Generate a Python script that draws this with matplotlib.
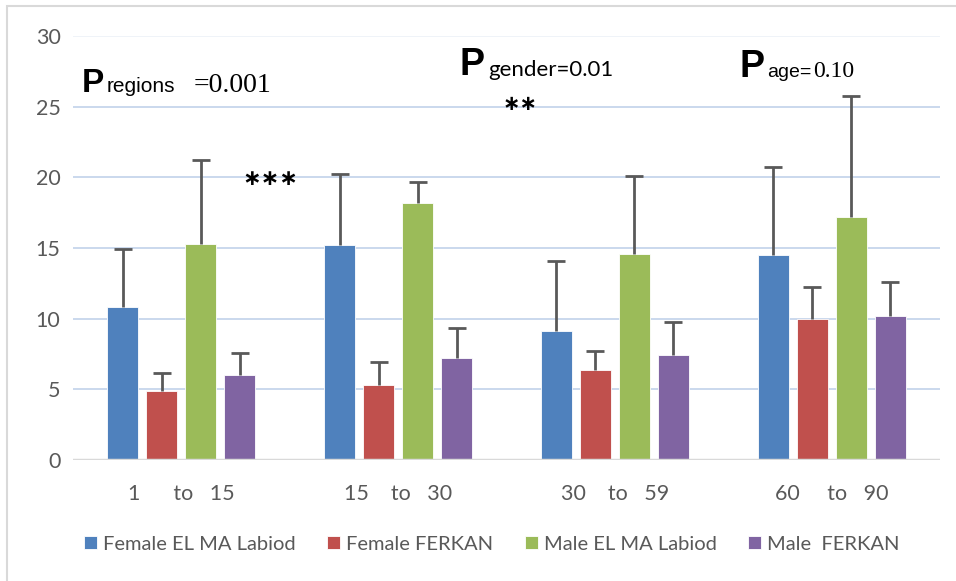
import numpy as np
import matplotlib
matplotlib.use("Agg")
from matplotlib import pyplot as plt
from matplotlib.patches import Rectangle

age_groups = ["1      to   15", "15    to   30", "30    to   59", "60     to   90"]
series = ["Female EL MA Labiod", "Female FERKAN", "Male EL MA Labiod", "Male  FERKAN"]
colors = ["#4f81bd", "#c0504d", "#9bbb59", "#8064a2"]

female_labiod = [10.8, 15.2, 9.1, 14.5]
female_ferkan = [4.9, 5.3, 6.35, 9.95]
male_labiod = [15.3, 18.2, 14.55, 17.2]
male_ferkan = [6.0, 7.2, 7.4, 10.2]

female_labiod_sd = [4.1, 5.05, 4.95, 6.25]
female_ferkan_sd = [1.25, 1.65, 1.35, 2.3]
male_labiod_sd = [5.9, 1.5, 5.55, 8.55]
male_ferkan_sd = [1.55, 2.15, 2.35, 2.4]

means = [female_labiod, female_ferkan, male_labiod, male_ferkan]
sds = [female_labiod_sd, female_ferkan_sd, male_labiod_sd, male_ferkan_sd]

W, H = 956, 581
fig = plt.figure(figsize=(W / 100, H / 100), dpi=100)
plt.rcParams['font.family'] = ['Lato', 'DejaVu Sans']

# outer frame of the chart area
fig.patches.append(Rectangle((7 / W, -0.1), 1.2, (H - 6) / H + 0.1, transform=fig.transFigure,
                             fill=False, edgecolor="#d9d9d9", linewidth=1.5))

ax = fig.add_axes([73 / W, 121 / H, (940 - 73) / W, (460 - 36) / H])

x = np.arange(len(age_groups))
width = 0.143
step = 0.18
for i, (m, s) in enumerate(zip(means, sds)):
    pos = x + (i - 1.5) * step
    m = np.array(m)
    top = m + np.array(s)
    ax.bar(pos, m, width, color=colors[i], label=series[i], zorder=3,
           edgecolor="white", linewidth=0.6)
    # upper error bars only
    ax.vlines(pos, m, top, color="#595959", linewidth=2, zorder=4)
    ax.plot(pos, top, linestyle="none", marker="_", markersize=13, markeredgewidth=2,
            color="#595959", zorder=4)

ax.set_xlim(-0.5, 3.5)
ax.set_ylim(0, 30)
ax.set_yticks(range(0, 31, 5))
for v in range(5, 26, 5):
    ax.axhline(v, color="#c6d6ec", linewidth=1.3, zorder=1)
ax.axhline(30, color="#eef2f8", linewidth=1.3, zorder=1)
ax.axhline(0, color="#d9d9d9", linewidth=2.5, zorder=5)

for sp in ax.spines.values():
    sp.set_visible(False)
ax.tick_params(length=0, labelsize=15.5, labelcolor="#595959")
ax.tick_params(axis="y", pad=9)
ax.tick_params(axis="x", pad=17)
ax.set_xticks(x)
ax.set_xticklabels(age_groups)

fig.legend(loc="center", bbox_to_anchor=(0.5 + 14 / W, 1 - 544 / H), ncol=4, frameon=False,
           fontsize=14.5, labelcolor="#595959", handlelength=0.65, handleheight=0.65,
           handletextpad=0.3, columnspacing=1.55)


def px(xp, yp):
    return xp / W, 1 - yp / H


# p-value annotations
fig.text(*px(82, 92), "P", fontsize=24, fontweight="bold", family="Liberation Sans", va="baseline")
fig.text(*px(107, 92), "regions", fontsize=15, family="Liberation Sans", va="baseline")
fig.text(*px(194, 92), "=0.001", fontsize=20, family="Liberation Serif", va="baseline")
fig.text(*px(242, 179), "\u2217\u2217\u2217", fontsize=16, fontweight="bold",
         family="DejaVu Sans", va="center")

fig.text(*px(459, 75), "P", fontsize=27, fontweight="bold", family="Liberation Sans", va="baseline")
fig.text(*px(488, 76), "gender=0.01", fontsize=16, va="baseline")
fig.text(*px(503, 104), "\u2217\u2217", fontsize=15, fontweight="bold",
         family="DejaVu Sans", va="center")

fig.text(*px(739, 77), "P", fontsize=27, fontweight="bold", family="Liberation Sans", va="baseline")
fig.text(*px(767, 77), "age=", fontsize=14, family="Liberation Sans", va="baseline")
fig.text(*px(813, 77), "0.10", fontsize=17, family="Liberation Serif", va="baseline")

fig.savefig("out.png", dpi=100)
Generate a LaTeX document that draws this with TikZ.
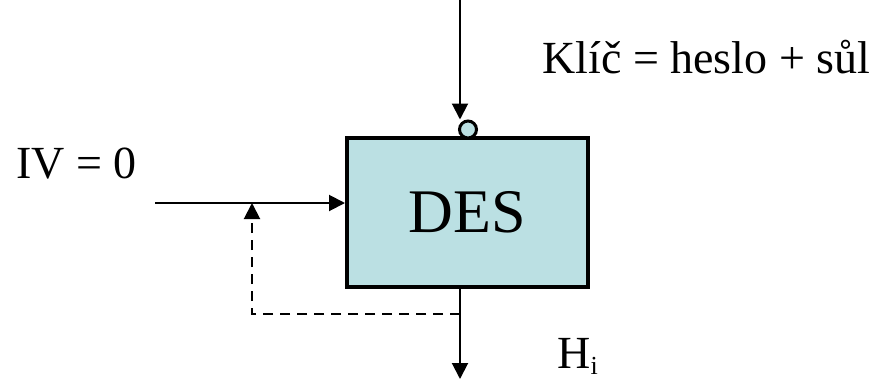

### Exercise description
Repeat the material verbatim. Do not carry over any picture.

### Correct result
Generate a Python script that draws this with matplotlib.
import numpy as np
import matplotlib
matplotlib.use("Agg")
from matplotlib import pyplot as plt
from matplotlib.patches import Rectangle

age_groups = ["1      to   15", "15    to   30", "30    to   59", "60     to   90"]
series = ["Female EL MA Labiod", "Female FERKAN", "Male EL MA Labiod", "Male  FERKAN"]
colors = ["#4f81bd", "#c0504d", "#9bbb59", "#8064a2"]

female_labiod = [10.8, 15.2, 9.1, 14.5]
female_ferkan = [4.9, 5.3, 6.35, 9.95]
male_labiod = [15.3, 18.2, 14.55, 17.2]
male_ferkan = [6.0, 7.2, 7.4, 10.2]

female_labiod_sd = [4.1, 5.05, 4.95, 6.25]
female_ferkan_sd = [1.25, 1.65, 1.35, 2.3]
male_labiod_sd = [5.9, 1.5, 5.55, 8.55]
male_ferkan_sd = [1.55, 2.15, 2.35, 2.4]

means = [female_labiod, female_ferkan, male_labiod, male_ferkan]
sds = [female_labiod_sd, female_ferkan_sd, male_labiod_sd, male_ferkan_sd]

W, H = 956, 581
fig = plt.figure(figsize=(W / 100, H / 100), dpi=100)
plt.rcParams['font.family'] = ['Lato', 'DejaVu Sans']

# outer frame of the chart area
fig.patches.append(Rectangle((7 / W, -0.1), 1.2, (H - 6) / H + 0.1, transform=fig.transFigure,
                             fill=False, edgecolor="#d9d9d9", linewidth=1.5))

ax = fig.add_axes([73 / W, 121 / H, (940 - 73) / W, (460 - 36) / H])

x = np.arange(len(age_groups))
width = 0.143
step = 0.18
for i, (m, s) in enumerate(zip(means, sds)):
    pos = x + (i - 1.5) * step
    m = np.array(m)
    top = m + np.array(s)
    ax.bar(pos, m, width, color=colors[i], label=series[i], zorder=3,
           edgecolor="white", linewidth=0.6)
    # upper error bars only
    ax.vlines(pos, m, top, color="#595959", linewidth=2, zorder=4)
    ax.plot(pos, top, linestyle="none", marker="_", markersize=13, markeredgewidth=2,
            color="#595959", zorder=4)

ax.set_xlim(-0.5, 3.5)
ax.set_ylim(0, 30)
ax.set_yticks(range(0, 31, 5))
for v in range(5, 26, 5):
    ax.axhline(v, color="#c6d6ec", linewidth=1.3, zorder=1)
ax.axhline(30, color="#eef2f8", linewidth=1.3, zorder=1)
ax.axhline(0, color="#d9d9d9", linewidth=2.5, zorder=5)

for sp in ax.spines.values():
    sp.set_visible(False)
ax.tick_params(length=0, labelsize=15.5, labelcolor="#595959")
ax.tick_params(axis="y", pad=9)
ax.tick_params(axis="x", pad=17)
ax.set_xticks(x)
ax.set_xticklabels(age_groups)

fig.legend(loc="center", bbox_to_anchor=(0.5 + 14 / W, 1 - 544 / H), ncol=4, frameon=False,
           fontsize=14.5, labelcolor="#595959", handlelength=0.65, handleheight=0.65,
           handletextpad=0.3, columnspacing=1.55)


def px(xp, yp):
    return xp / W, 1 - yp / H


# p-value annotations
fig.text(*px(82, 92), "P", fontsize=24, fontweight="bold", family="Liberation Sans", va="baseline")
fig.text(*px(107, 92), "regions", fontsize=15, family="Liberation Sans", va="baseline")
fig.text(*px(194, 92), "=0.001", fontsize=20, family="Liberation Serif", va="baseline")
fig.text(*px(242, 179), "\u2217\u2217\u2217", fontsize=16, fontweight="bold",
         family="DejaVu Sans", va="center")

fig.text(*px(459, 75), "P", fontsize=27, fontweight="bold", family="Liberation Sans", va="baseline")
fig.text(*px(488, 76), "gender=0.01", fontsize=16, va="baseline")
fig.text(*px(503, 104), "\u2217\u2217", fontsize=15, fontweight="bold",
         family="DejaVu Sans", va="center")

fig.text(*px(739, 77), "P", fontsize=27, fontweight="bold", family="Liberation Sans", va="baseline")
fig.text(*px(767, 77), "age=", fontsize=14, family="Liberation Sans", va="baseline")
fig.text(*px(813, 77), "0.10", fontsize=17, family="Liberation Serif", va="baseline")

fig.savefig("out.png", dpi=100)
Generate a LaTeX document that draws this with TikZ.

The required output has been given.